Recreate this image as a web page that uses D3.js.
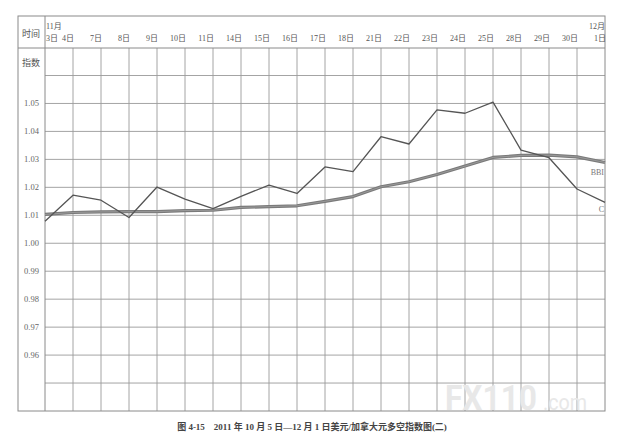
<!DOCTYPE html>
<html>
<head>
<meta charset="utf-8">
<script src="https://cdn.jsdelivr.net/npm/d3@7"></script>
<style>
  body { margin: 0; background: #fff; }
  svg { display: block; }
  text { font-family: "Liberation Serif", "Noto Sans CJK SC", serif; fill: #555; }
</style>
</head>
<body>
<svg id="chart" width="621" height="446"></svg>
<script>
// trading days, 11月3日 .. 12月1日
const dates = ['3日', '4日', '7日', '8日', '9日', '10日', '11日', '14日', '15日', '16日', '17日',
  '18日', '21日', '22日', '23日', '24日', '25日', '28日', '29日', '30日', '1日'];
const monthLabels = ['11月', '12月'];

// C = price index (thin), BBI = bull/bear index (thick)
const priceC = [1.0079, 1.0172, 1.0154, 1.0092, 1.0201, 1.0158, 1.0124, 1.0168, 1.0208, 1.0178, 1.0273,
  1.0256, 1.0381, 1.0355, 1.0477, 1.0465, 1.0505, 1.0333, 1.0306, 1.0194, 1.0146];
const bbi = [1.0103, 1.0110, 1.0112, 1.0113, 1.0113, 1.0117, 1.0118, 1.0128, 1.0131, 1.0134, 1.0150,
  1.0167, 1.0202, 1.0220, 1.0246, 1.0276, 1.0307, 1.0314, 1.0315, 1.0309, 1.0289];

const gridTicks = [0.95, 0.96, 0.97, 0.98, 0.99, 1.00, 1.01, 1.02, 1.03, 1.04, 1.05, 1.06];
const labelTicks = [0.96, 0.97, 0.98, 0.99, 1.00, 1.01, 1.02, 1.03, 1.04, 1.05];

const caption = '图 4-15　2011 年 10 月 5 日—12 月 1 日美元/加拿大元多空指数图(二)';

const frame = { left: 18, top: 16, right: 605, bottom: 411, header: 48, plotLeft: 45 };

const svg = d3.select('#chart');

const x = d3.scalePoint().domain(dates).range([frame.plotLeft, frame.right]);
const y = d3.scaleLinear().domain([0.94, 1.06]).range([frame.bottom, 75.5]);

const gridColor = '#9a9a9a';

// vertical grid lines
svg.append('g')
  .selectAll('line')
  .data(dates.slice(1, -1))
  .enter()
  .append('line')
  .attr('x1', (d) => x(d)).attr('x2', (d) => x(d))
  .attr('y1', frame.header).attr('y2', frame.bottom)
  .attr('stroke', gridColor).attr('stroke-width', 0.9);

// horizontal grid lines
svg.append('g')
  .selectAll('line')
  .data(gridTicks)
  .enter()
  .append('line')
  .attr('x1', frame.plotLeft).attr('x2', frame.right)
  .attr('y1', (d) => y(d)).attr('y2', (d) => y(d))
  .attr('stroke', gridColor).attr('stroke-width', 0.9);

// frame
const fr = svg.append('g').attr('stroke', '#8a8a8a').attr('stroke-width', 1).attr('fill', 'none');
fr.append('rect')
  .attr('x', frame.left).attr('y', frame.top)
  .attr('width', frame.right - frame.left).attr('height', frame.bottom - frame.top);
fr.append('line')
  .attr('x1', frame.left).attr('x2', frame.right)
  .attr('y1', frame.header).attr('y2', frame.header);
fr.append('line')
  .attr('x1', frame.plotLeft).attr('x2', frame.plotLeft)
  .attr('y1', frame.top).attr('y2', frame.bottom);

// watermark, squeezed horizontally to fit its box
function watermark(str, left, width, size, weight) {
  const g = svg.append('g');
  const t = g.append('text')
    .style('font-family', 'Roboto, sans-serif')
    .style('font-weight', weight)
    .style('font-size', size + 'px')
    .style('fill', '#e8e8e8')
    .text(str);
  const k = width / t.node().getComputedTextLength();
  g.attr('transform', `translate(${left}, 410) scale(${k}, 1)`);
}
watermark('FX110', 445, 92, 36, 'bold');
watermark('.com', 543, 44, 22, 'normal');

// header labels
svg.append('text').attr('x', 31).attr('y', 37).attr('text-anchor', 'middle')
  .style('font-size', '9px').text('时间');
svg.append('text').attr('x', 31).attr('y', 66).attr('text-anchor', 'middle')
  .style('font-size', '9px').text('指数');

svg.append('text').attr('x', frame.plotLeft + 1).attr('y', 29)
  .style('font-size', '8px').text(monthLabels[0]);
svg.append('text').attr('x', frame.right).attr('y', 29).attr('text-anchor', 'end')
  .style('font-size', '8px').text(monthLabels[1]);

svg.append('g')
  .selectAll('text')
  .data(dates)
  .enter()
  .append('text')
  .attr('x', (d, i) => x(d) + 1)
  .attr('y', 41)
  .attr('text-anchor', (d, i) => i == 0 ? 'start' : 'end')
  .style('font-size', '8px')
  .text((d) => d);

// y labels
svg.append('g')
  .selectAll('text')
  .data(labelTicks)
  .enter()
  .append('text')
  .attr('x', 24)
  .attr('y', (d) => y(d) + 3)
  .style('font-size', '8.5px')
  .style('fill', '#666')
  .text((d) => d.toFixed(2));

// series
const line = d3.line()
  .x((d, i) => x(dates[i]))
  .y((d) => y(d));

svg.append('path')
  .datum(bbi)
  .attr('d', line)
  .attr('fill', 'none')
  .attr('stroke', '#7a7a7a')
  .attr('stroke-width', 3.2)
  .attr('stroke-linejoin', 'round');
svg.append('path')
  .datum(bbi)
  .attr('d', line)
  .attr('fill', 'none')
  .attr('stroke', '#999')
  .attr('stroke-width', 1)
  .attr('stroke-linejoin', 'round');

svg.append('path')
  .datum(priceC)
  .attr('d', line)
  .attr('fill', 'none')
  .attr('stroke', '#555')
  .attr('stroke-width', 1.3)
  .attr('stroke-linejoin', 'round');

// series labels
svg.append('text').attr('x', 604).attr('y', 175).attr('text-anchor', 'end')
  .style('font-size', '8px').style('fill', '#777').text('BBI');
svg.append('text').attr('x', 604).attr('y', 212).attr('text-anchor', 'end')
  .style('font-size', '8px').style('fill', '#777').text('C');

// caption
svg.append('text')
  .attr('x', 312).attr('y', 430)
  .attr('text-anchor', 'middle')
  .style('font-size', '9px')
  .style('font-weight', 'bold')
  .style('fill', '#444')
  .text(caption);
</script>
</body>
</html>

----

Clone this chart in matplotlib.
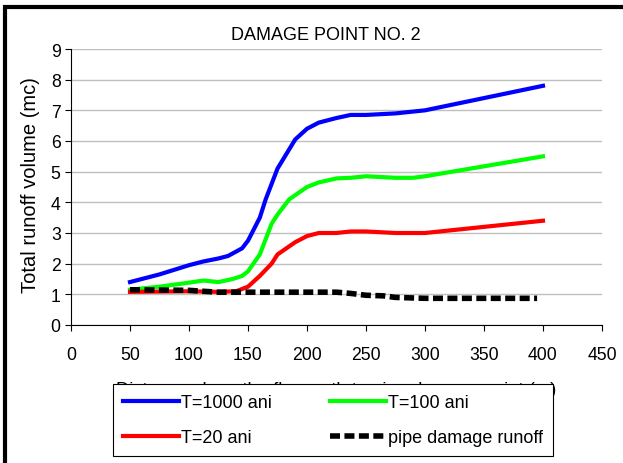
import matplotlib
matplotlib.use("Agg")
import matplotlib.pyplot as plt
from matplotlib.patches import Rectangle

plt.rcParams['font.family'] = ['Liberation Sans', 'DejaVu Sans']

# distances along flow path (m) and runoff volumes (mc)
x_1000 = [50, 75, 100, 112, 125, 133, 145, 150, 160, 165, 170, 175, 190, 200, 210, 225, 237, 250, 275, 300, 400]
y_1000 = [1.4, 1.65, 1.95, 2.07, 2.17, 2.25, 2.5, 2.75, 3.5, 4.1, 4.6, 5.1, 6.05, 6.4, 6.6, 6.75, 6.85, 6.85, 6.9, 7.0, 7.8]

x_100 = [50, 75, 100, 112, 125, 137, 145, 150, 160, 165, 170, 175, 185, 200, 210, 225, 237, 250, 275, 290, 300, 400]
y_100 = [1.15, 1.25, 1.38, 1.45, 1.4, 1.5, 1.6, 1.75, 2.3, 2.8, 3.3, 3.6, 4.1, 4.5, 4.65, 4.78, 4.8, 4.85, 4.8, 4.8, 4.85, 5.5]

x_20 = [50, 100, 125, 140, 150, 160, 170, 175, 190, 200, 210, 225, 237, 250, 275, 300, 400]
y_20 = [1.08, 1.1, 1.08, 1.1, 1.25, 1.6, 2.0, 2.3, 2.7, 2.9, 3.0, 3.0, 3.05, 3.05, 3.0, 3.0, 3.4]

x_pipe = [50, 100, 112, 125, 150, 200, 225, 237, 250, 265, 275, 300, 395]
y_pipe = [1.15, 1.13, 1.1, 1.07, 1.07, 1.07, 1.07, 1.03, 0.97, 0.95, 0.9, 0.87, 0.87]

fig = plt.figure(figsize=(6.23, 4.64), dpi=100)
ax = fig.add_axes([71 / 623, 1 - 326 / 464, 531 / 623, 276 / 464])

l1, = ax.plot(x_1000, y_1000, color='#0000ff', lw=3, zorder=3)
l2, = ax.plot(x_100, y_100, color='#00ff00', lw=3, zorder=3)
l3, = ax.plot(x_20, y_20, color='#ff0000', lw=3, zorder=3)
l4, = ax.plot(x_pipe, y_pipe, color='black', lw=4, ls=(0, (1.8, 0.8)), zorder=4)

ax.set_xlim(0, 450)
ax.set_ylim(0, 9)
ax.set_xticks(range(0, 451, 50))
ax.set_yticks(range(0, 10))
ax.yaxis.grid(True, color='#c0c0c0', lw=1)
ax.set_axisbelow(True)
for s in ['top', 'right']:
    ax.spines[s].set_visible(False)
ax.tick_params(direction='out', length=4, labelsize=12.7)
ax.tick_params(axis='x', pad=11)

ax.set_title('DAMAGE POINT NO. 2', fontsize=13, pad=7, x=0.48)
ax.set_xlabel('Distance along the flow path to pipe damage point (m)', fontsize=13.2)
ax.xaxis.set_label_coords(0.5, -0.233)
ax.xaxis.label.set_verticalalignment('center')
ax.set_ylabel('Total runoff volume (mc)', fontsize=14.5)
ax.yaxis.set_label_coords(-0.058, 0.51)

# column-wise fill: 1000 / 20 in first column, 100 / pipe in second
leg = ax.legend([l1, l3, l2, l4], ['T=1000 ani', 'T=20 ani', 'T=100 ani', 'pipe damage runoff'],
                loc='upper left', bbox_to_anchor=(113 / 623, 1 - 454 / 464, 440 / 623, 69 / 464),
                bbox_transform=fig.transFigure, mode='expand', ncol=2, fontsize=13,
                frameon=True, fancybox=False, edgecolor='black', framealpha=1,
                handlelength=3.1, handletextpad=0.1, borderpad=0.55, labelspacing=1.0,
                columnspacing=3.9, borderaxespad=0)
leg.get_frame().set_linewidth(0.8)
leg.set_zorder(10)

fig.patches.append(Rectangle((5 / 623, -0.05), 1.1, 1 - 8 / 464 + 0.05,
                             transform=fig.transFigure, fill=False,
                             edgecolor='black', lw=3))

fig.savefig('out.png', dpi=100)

----

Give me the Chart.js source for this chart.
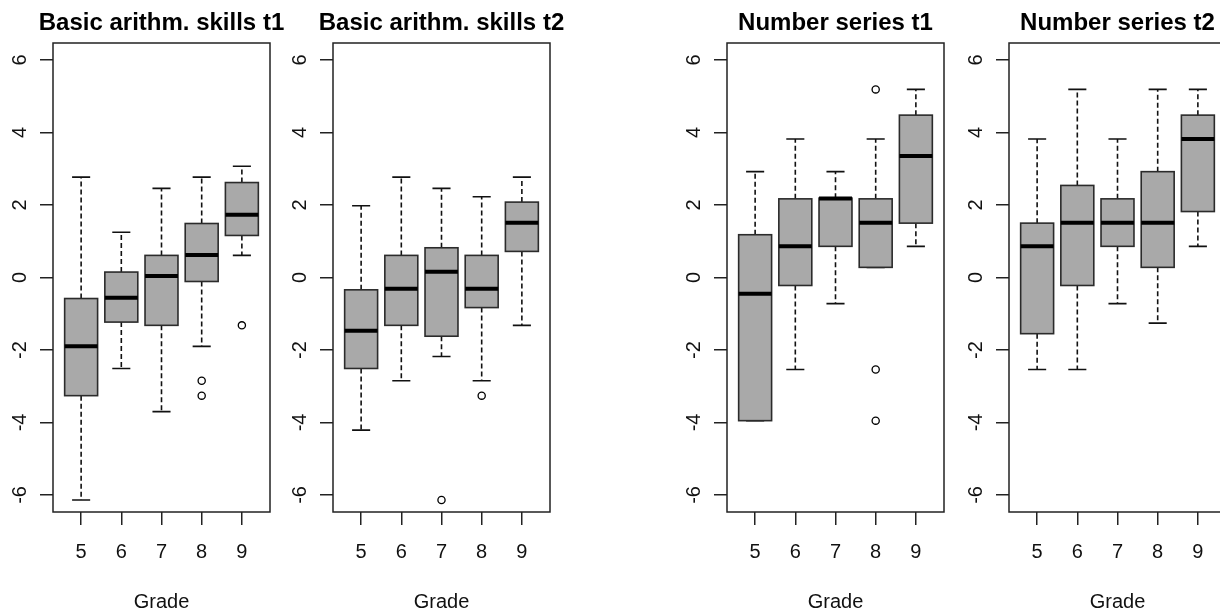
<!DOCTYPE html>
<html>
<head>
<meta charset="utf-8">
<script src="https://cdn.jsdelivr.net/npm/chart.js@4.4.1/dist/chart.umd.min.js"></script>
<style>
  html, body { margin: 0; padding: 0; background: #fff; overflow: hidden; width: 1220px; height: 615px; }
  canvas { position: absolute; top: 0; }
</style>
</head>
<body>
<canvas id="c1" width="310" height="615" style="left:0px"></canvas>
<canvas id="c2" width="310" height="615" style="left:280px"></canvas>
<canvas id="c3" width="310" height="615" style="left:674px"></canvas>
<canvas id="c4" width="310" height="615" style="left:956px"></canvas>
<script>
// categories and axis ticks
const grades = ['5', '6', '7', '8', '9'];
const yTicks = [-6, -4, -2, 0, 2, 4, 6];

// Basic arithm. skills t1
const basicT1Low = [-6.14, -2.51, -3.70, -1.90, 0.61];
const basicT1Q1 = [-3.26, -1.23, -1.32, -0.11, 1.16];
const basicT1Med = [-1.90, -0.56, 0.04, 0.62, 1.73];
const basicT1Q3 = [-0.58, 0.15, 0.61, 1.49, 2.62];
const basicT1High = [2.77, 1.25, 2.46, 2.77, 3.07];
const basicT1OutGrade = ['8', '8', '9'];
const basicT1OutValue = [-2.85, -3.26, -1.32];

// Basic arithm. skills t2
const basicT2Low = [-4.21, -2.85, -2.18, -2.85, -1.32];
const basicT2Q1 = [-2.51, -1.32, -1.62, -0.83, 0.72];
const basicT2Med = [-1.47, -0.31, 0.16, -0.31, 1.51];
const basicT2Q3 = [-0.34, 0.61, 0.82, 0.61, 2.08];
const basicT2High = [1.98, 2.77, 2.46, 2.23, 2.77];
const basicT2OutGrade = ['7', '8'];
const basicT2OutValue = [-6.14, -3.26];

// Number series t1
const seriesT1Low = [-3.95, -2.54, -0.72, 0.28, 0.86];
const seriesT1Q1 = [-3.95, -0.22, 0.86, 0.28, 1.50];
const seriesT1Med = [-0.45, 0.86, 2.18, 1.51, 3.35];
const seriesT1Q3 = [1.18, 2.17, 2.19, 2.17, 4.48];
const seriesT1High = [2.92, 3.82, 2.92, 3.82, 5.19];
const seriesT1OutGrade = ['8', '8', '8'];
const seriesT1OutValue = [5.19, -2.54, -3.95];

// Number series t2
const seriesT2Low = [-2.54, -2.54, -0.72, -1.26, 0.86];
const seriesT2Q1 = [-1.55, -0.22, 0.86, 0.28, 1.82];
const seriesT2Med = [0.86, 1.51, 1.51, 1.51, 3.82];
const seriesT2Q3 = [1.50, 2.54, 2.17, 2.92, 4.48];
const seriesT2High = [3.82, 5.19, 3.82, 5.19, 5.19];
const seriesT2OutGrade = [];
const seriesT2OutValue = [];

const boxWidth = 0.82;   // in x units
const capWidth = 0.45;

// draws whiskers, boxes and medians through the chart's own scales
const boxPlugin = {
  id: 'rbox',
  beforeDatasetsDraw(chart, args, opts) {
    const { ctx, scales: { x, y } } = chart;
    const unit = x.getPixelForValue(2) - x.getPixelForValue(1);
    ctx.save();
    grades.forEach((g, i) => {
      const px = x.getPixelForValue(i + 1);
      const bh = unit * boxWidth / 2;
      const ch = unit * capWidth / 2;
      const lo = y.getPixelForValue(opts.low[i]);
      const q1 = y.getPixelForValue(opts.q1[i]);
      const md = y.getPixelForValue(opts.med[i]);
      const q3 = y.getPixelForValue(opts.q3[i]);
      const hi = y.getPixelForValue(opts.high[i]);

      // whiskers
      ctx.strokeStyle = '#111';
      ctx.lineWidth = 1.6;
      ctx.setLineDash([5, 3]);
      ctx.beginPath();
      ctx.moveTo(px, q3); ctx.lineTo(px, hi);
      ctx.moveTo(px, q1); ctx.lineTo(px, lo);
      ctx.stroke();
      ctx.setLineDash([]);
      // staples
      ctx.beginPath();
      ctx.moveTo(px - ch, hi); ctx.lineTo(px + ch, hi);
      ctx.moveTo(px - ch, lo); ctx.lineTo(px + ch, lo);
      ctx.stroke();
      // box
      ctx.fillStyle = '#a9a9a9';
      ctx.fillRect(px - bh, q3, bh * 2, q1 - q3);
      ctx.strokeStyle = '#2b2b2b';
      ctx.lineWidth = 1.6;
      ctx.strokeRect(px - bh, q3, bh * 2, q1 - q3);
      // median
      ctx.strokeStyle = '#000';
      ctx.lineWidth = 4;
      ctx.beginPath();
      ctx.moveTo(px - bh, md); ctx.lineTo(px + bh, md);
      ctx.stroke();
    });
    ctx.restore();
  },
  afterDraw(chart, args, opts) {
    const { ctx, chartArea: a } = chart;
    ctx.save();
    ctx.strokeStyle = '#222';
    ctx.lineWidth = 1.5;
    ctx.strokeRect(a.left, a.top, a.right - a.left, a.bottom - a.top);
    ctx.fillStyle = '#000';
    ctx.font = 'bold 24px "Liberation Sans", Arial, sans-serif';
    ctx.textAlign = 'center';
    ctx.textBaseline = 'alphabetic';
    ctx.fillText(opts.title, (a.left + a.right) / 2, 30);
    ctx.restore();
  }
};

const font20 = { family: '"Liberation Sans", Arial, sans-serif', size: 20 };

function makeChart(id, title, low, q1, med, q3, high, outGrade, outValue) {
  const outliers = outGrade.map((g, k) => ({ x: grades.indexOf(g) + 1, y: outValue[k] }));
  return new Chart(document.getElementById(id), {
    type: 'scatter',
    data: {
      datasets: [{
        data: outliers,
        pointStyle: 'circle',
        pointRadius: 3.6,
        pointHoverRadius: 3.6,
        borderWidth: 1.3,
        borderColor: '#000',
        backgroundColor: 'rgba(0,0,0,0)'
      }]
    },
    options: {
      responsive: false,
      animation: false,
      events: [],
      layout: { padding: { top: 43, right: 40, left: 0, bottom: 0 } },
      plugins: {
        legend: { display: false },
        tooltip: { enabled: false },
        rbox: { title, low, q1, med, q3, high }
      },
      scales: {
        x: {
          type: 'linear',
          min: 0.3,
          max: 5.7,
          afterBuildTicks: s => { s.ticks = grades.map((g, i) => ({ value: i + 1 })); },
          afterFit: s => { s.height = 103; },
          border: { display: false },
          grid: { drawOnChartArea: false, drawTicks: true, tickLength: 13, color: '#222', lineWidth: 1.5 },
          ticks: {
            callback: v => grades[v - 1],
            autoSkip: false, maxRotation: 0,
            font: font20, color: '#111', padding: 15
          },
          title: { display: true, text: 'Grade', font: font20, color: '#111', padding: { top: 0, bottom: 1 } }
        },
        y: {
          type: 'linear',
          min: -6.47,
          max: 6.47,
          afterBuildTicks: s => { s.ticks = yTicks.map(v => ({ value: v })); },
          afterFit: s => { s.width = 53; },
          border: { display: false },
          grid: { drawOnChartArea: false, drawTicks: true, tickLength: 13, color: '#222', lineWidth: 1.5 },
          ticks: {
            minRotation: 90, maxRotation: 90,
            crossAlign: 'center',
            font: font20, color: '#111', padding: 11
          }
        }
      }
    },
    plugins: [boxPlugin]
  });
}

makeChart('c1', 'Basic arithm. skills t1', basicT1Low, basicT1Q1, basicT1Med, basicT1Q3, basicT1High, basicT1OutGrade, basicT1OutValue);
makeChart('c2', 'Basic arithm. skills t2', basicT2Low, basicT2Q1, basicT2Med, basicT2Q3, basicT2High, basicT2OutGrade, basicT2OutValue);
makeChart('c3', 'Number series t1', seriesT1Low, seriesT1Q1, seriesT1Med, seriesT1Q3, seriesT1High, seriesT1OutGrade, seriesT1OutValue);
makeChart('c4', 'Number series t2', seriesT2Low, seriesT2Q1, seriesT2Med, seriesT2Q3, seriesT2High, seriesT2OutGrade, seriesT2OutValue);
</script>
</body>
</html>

----

**GIVEN TASK**
Give again, word for word, the part that opens with the line containing "Clone this chart in matplotlib." and closes with the one containing "plt.rcParams['font.family'] = ['Liberation". Include both of those lines and skip all pictures.

**FINAL RESULT**
Clone this chart in matplotlib.
import matplotlib
matplotlib.use("Agg")
import matplotlib.pyplot as plt
from matplotlib.patches import Rectangle

plt.rcParams['font.family'] = ['Liberation Sans', 'DejaVu Sans']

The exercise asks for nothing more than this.